Frequently Asked Questions

How long should a B2B creator campaign run? Most teams should start with a 60-90 day pilot. That gives enough time to test multiple formats, observe audience response, and decide whether a longer retainer makes sense.

Should B2B teams work with creators who already partner with competitors? Sometimes. Competitor history validates audience relevance, but it also creates positioning and exclusivity questions. The best opportunity is often an adjacent-category creator whose audience fits perfectly but who has not yet committed to your exact software category.

What is the most important creator selection factor? Audience fit. Content quality and reach matter, but they cannot compensate for an audience that does not closely match your buyer profile or category.

How should sales use creator campaign data? Sales should use public engagement as context, not as surveillance. The strongest follow-up references the real business problem discussed in the creator content and offers a useful next step.

How does this differ from traditional influencer marketing?
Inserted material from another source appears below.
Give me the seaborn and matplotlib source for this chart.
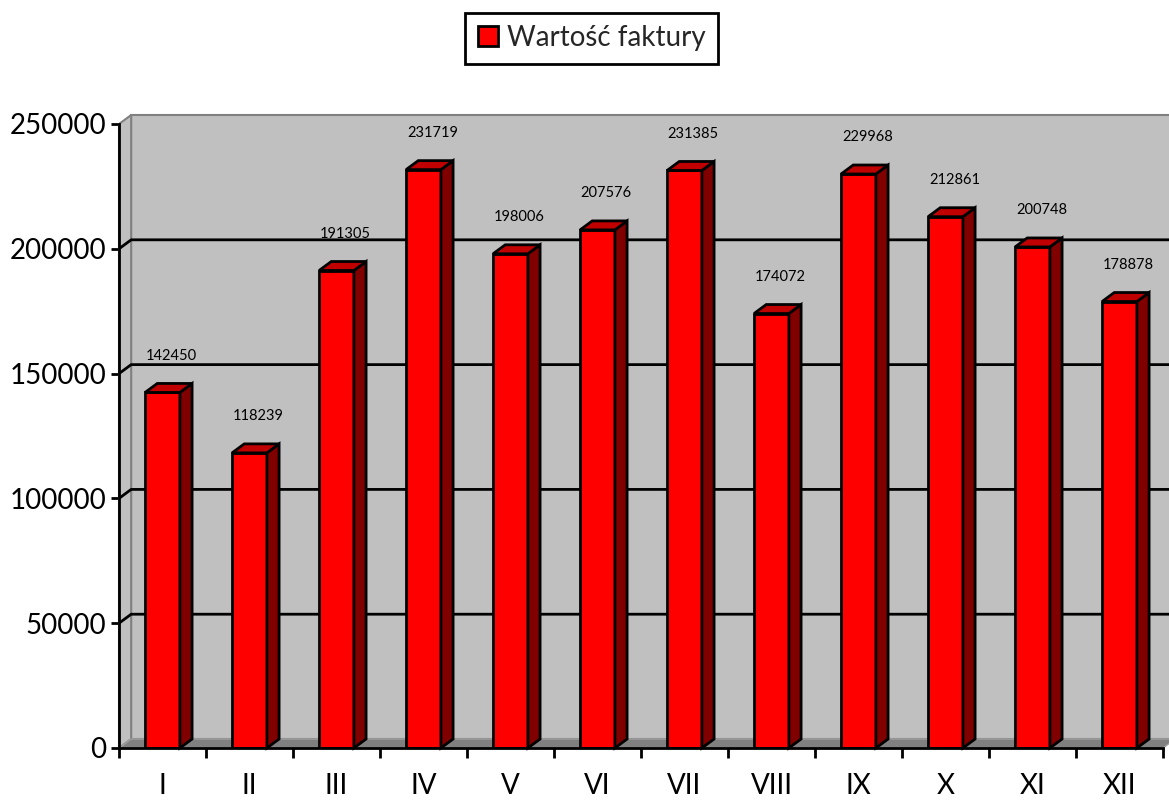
import numpy as np
import matplotlib
matplotlib.use("Agg")
import matplotlib.pyplot as plt
import seaborn as sns
from matplotlib.patches import Polygon, Patch

# dane z wykresu
months = ['I', 'II', 'III', 'IV', 'V', 'VI', 'VII', 'VIII', 'IX', 'X', 'XI', 'XII']
values = [142450, 118239, 191305, 231719, 198006, 207576,
          231385, 174072, 229968, 212861, 200748, 178878]
y_ticks = [0, 50000, 100000, 150000, 200000, 250000]
series_name = 'Wartość faktury'

sns.set_theme(style='white')
plt.rcParams['font.family'] = ['Lato', 'DejaVu Sans']

fig = plt.figure(figsize=(11.69, 8), dpi=100)
ax = fig.add_axes([119 / 1169, 52 / 800, 1044 / 1169, 624 / 800])

# glebokosc efektu 3D (w jednostkach danych)
dx = 0.14
dy = 3600
ymax = y_ticks[-1]
x0, x1 = -0.5, len(months) - 0.5

# sciana tylna, boczna i podloga
ax.add_patch(Polygon([(x0 + dx, dy), (x1 + dx, dy), (x1 + dx, ymax + dy), (x0 + dx, ymax + dy)],
                     closed=True, fc='#C0C0C0', ec='#808080', lw=1.5, zorder=0.5, clip_on=False))
ax.add_patch(Polygon([(x0, 0), (x0, ymax), (x0 + dx, ymax + dy), (x0 + dx, dy)],
                     closed=True, fc='#C0C0C0', ec='#808080', lw=1.5, zorder=0.6, clip_on=False))
ax.add_patch(Polygon([(x0, 0), (x1, 0), (x1 + dx, dy), (x0 + dx, dy)],
                     closed=True, fc='#808080', ec='#A0A0A0', lw=1, zorder=0.6, clip_on=False))

# linie siatki
for t in y_ticks[1:-1]:
    ax.plot([x0, x0 + dx, x1 + dx], [t, t + dy, t + dy], color='black', lw=2,
            zorder=0.8, clip_on=False, solid_capstyle='butt')

# slupki
sns.barplot(x=months, y=values, color='#FF0000', saturation=1, width=0.4,
            edgecolor='black', linewidth=2, ax=ax, zorder=2)

for bar, v in zip(ax.containers[0], values):
    l = bar.get_x()
    w = bar.get_width()
    r = l + w
    h = bar.get_height()
    ax.add_patch(Polygon([(r, 0), (r + dx, dy), (r + dx, h + dy), (r, h)], closed=True,
                         fc='#800000', ec='black', lw=2, zorder=2, clip_on=False))
    ax.add_patch(Polygon([(l, h), (r, h), (r + dx, h + dy), (l + dx, h + dy)], closed=True,
                         fc='#C00000', ec='black', lw=2, zorder=2, clip_on=False))
    ax.annotate(str(v), (l + w / 2 + dx / 2, h + dy), xytext=(2, 20),
                textcoords='offset points', ha='center', va='center',
                fontsize=10.5, color='black')

ax.set_xlim(x0, x1)
ax.set_ylim(0, ymax)
ax.set_xlabel('')
ax.set_ylabel('')
ax.set_yticks(y_ticks)
ax.set_yticklabels([str(t) for t in y_ticks])
ax.set_xticks(np.arange(len(months) + 1) - 0.5, minor=True)

ax.tick_params(axis='y', direction='out', length=6, width=2, color='black',
               labelsize=20, pad=3, left=True, labelcolor='black')
ax.tick_params(axis='x', which='minor', direction='out', length=7, width=2,
               color='black', bottom=True)
ax.tick_params(axis='x', which='major', length=0, labelsize=20, pad=18,
               labelcolor='black')

for s in ['top', 'right']:
    ax.spines[s].set_visible(False)
for s in ['left', 'bottom']:
    ax.spines[s].set_color('black')
    ax.spines[s].set_linewidth(2)
ax.patch.set_visible(False)

leg = fig.legend(handles=[Patch(fc='#FF0000', ec='black', lw=2)], labels=[series_name],
                 loc='center', bbox_to_anchor=(0.506, 0.9525), frameon=True, fancybox=False,
                 edgecolor='black', framealpha=1, fontsize=20, handlelength=0.75,
                 handleheight=0.75, handletextpad=0.3, borderpad=0.45, borderaxespad=0)
leg.get_frame().set_linewidth(2)

fig.savefig('out.png', dpi=100)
Traditional influencer marketing often optimizes primarily for brand exposure. B2B creator marketing optimizes specifically for trust, buyer education, and account-level intent signal capture.

About the Author David Walsh is the CEO of Limelight, the AI-powered B2B creator partnership platform. Limelight's AI agents Ivy, Cathy, and Allie automate creator discovery, outreach, and relationship management for B2B companies looking to scale their growth engines.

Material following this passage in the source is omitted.